>> Begin DATASET EXTRACT

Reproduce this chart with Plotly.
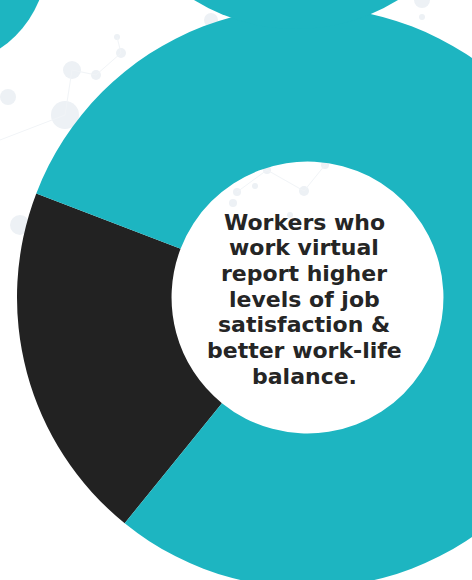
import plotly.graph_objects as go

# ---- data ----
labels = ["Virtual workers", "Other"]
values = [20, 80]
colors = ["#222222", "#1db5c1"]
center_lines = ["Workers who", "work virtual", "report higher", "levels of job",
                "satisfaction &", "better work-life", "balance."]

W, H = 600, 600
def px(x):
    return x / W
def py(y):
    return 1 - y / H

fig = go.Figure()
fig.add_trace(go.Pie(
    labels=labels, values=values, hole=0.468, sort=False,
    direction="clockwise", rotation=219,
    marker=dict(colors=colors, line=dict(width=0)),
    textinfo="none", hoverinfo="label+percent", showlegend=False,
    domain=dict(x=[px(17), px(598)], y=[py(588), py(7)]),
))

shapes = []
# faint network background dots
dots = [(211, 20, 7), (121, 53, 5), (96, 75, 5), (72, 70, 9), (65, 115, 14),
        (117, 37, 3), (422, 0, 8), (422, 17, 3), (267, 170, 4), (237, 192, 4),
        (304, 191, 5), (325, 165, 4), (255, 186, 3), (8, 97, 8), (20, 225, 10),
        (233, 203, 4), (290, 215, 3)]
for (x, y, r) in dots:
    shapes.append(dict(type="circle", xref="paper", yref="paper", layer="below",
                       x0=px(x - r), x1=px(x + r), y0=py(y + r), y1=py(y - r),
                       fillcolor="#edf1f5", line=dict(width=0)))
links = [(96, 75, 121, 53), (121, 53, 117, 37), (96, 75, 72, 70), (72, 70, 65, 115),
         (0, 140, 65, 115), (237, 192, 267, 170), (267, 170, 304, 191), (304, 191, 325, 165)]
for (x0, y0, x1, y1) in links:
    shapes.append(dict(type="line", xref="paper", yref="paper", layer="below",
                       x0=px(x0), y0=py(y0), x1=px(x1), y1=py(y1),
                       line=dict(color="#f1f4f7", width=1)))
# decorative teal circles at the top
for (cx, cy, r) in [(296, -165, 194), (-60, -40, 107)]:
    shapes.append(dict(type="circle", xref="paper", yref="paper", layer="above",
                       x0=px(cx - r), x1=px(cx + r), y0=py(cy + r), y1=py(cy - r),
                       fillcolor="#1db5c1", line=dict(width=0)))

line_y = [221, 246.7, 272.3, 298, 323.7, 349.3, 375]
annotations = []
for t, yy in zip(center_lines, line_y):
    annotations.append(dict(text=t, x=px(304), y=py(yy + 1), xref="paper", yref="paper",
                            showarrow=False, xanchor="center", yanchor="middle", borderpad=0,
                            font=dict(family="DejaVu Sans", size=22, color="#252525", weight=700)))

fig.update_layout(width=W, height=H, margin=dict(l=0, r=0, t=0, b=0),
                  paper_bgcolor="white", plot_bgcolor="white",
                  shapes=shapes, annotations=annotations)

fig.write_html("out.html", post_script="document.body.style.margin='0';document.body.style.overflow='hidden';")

>> End DATASET EXTRACT

WHAT YOU HAVE TO DO: Pictures excluded, repeat exactly the lines from the top of the material through the line with "return 1 - y / H", including both of those lines.

REPLY TO THE TASK:
Reproduce this chart with Plotly.
import plotly.graph_objects as go

# ---- data ----
labels = ["Virtual workers", "Other"]
values = [20, 80]
colors = ["#222222", "#1db5c1"]
center_lines = ["Workers who", "work virtual", "report higher", "levels of job",
                "satisfaction &", "better work-life", "balance."]

W, H = 600, 600
def px(x):
    return x / W
def py(y):
    return 1 - y / H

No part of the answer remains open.